帯に大きく「本は崩れず。」とある。草森紳一は、2008年に逝去、残された多くの蔵書は主人を失い、途方にくれ、崩れようもないのか。
本書『本の読み方』は、雑誌「ノーサイド」に連載されたもので、タイトルもそのまま使われている。「ノーサイド」は1991年から96年にかけて文藝春秋社から出ていた雑誌で、「黄金の読書」「読書名人伝」「キネマの美女」「ビートルズ同時代」など、数々の傑作を残した伝説の雑誌で、今でもその内容のすばらしさが語り継がれている。連載は、他に、武藤康史の「文学鶴亀」、川本三郎の「君美わしく」などがあった。

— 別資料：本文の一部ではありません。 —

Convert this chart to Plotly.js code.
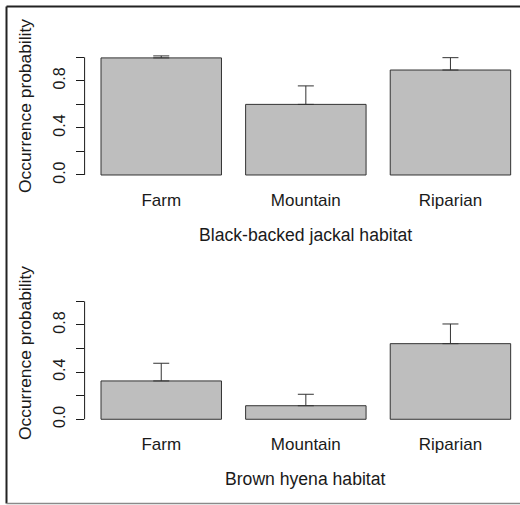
<!DOCTYPE html>
<html>
<head>
<meta charset="utf-8">
<script src="https://cdn.plot.ly/plotly-3.0.1.min.js"></script>
<style>html,body{margin:0;padding:0;background:#fff;}#chart{width:520px;height:505px;}</style>
</head>
<body>
<div id="chart"></div>
<script>
// Data
const habitats = ["Farm", "Mountain", "Riparian"];
const jackalProb = [0.995, 0.60, 0.892];
const jackalUpper = [1.012, 0.757, 0.997];
const hyenaProb = [0.325, 0.115, 0.641];
const hyenaUpper = [0.475, 0.212, 0.808];
const yTickVals = [0, 0.2, 0.4, 0.6, 0.8, 1.0];
const yTickText = ["0.0", "", "0.4", "", "0.8", ""];
const yTitle = "Occurrence probability";
const xTitleTop = "Black-backed jackal habitat";
const xTitleBottom = "Brown hyena habitat";

const W = 520, H = 505;
const font = "Liberation Sans, Arial, sans-serif";
const ink = "#1a1a1a";
const xLeft = 84.6 / W;

function diff(up, v) { return up.map((u, i) => u - v[i]); }

function barTrace(vals, upper, xa, ya) {
  return {
    type: "bar", x: habitats, y: vals, xaxis: xa, yaxis: ya,
    width: 0.833,
    marker: {color: "#bebebe", line: {color: "#333333", width: 1}},
    error_y: {type: "data", symmetric: false, array: diff(upper, vals),
              arrayminus: vals.map(() => 0), color: "#333333", thickness: 1, width: 8},
    hoverinfo: "skip", showlegend: false
  };
}

const yTopDom = [1 - 179.7 / H, 1 - 52.6 / H];
const yBotDom = [1 - 424.0 / H, 1 - 296.6 / H];

function yAxis(dom, anchor) {
  return {
    domain: dom, range: [-0.04, 1.04], anchor: anchor,
    showgrid: false, zeroline: false, showline: false,
    tickvals: yTickVals, ticktext: yTickText, tickangle: -90,
    ticks: "outside", ticklen: 8, tickwidth: 1, tickcolor: ink,
    tickfont: {family: font, size: 16, color: ink},
    ticklabelstandoff: 4, fixedrange: true
  };
}
function xAxis(dom, anchor) {
  return {
    domain: [xLeft, 1], range: [-0.53, 2.481], anchor: anchor,
    showgrid: false, zeroline: false, showline: false, ticks: "",
    tickfont: {family: font, size: 17, color: ink},
    ticklabelstandoff: 8, fixedrange: true
  };
}

const data = [
  barTrace(jackalProb, jackalUpper, "x", "y"),
  barTrace(hyenaProb, hyenaUpper, "x2", "y2")
];

const layout = {
  width: W, height: H,
  margin: {l: 0, r: 0, t: 0, b: 0, pad: 0},
  paper_bgcolor: "#ffffff", plot_bgcolor: "rgba(0,0,0,0)",
  font: {family: font, color: ink},
  xaxis: xAxis(null, "y"),
  yaxis: yAxis(yTopDom, "x"),
  xaxis2: xAxis(null, "y2"),
  yaxis2: yAxis(yBotDom, "x2"),
  shapes: [
    {type: "line", xref: "paper", yref: "y", x0: xLeft, x1: xLeft, y0: 0, y1: 1, line: {color: ink, width: 1}},
    {type: "line", xref: "paper", yref: "y2", x0: xLeft, x1: xLeft, y0: 0, y1: 1, line: {color: ink, width: 1}},
    // outer frame
    {type: "line", xref: "paper", yref: "paper", x0: 6.5 / W, x1: 1, y0: 1 - 6.5 / H, y1: 1 - 6.5 / H, line: {color: "#222222", width: 2}},
    {type: "line", xref: "paper", yref: "paper", x0: 6.5 / W, x1: 6.5 / W, y0: 1 - 6.5 / H, y1: 1 - 503.5 / H, line: {color: "#222222", width: 2}},
    {type: "line", xref: "paper", yref: "paper", x0: 6.5 / W, x1: 1, y0: 1 - 503.5 / H, y1: 1 - 503.5 / H, line: {color: "#8a8a8a", width: 1.5}}
  ],
  annotations: [
    {text: xTitleTop, xref: "paper", yref: "paper", x: (198 + 412) / 2 / W, y: 1 - 235 / H,
     xanchor: "center", yanchor: "middle", showarrow: false, font: {family: font, size: 17.6, color: ink}},
    {text: xTitleBottom, xref: "paper", yref: "paper", x: (198 + 412) / 2 / W, y: 1 - 478.5 / H,
     xanchor: "center", yanchor: "middle", showarrow: false, font: {family: font, size: 17.6, color: ink}},
    {text: yTitle, xref: "paper", yref: "paper", x: 25 / W, y: 1 - 106 / H, textangle: -90,
     xanchor: "center", yanchor: "middle", showarrow: false, font: {family: font, size: 17.4, color: ink}},
    {text: yTitle, xref: "paper", yref: "paper", x: 25 / W, y: 1 - 353 / H, textangle: -90,
     xanchor: "center", yanchor: "middle", showarrow: false, font: {family: font, size: 17.4, color: ink}}
  ]
};

Plotly.newPlot("chart", data, layout, {displayModeBar: false, staticPlot: true});
</script>
</body>
</html>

草森紳一は本書では、読書そのものというのではなく、読む場所、読む姿勢などを、色々な読書名人を例にあげて、紹介し解説している。そのなかで最も印象的だったのは、経済学者、河上肇の読書生活。河上肇は、書斎の中での優雅な読書生活(私の想像)から一転、獄中での限られた読書生活を経験する。獄中では昼も夜も作業があるので、読書時間は一時間二十分ほどではなかったか、と草森氏は考える。
河上肇は獄中で本を読む場所を選べない。彼は毎日便器の上に胡座して読んだという。作業がきつくて、せっかく借り出した『八宗綱要講義』や、富士川游の『真実の宗教』だけど、なかなか読む気にならないというのだ。それで『陶淵明集』や『老子』などの方に読書が傾いていったという。奥さんが差し入れのため、神田の古本屋街に出入りする様子も紹介されているが、河上肇を支える姿が美しい。
草森紳一は、読書についても、彼らしい考えを持っている。読書は中断が面白いという。読書は、中断の連続であり、別な所へ引きずりこまれたり、考え込んだりする、そこのところがいいのだというのだ。草森氏にとっては、これこそが一日たりとも本を手から離せない大きな理由なのだそうだ。
机の上に本をひろげて読むのと、寝転んで読むのとでは、どちらが疲れるか、という一見どうでもいいようなことにも草森氏はこだわっている。本を手で支えないでいい、本を机にひろげる方が楽なように思えるが、実際は寝転んで読む方が楽なのだと述べる。草森氏は家で本を読む場合、百パーセント寝転んで読んでいるのだそうだ。
このところでは、坂口安吾の読書姿勢に触れている。ちょっと分かりにくいのは、寝転んで読むのは自分の経験からも事実疲れないと書きながらも、安吾が浴衣がけで寝転び仰向けで読んでいるのを、もっとも疲れるスタイルだと書いているところだ。ということは、草森紳一は、うつ伏せになって読んでいたということなのだろう。読むときの様々なスタイルが伺えて面白い。
坂口安吾の本を読むスタイルについて、草森紳一の観察は鋭く細かい。
【この時の安吾の本(雑誌)のもちかたが、なんとも面白い。右の手は、ヒョンと雑誌を上から洗濯バサミで挟むかたちで、残りの左手は、雑誌の中央へ当てがっている。絵からでは見えないが、その五本の指はみな開いているはずだ。もちろん、雑誌を安定させるためで、頁をめくる時は、この文鎮がわりに中央へ置かれた手の「指」の一本か二本かが、ごそごそとうごめくはずである。】
この引用文はよく草森紳一を表していると思う。本を読むことに関係するあらゆることへの草森紳一の眼差しが感じ取れるではないか。本の重量を支えもってくれる人間の「手」、その動き。読書とは手の運動なのである、というのも草森紳一の言葉である。
この『本の読み方』には、他にも魅力ある読書生活が紹介されているが、読んでいるうち、読みたい本、読み返したい本が、次から次へと思い浮かび楽しむことができた。例えば、寺田寅彦のエッセイ。岩波文庫(ワイド版が読みやすい)の『柿の種』でもいいし、「ちくま日本文学」でもいいのだが、読み返したい。河上肇の『自叙伝』も快著だ。波瀾万丈であった生涯を語りつくしたもので、むさぼるように読んだ思い出がある。本書で、内田魯庵に触れた所があったが、『貘の舌』も、ウェッジ文庫で読み返そう。
私がまだ読んでいない本で興味深く思ったのは、木村荘八の日記だ。全集の八巻に収録されているらしい。木村荘八は一年中、本の片付けばかりしていたというが、それも面白そうだ。あと、伏見冲敬訳の中国の古い小説『肉蒲団』。
装幀と挿絵が武井武雄だという。内容が内容なので、どのような挿絵を描いたのか、とても興味があります。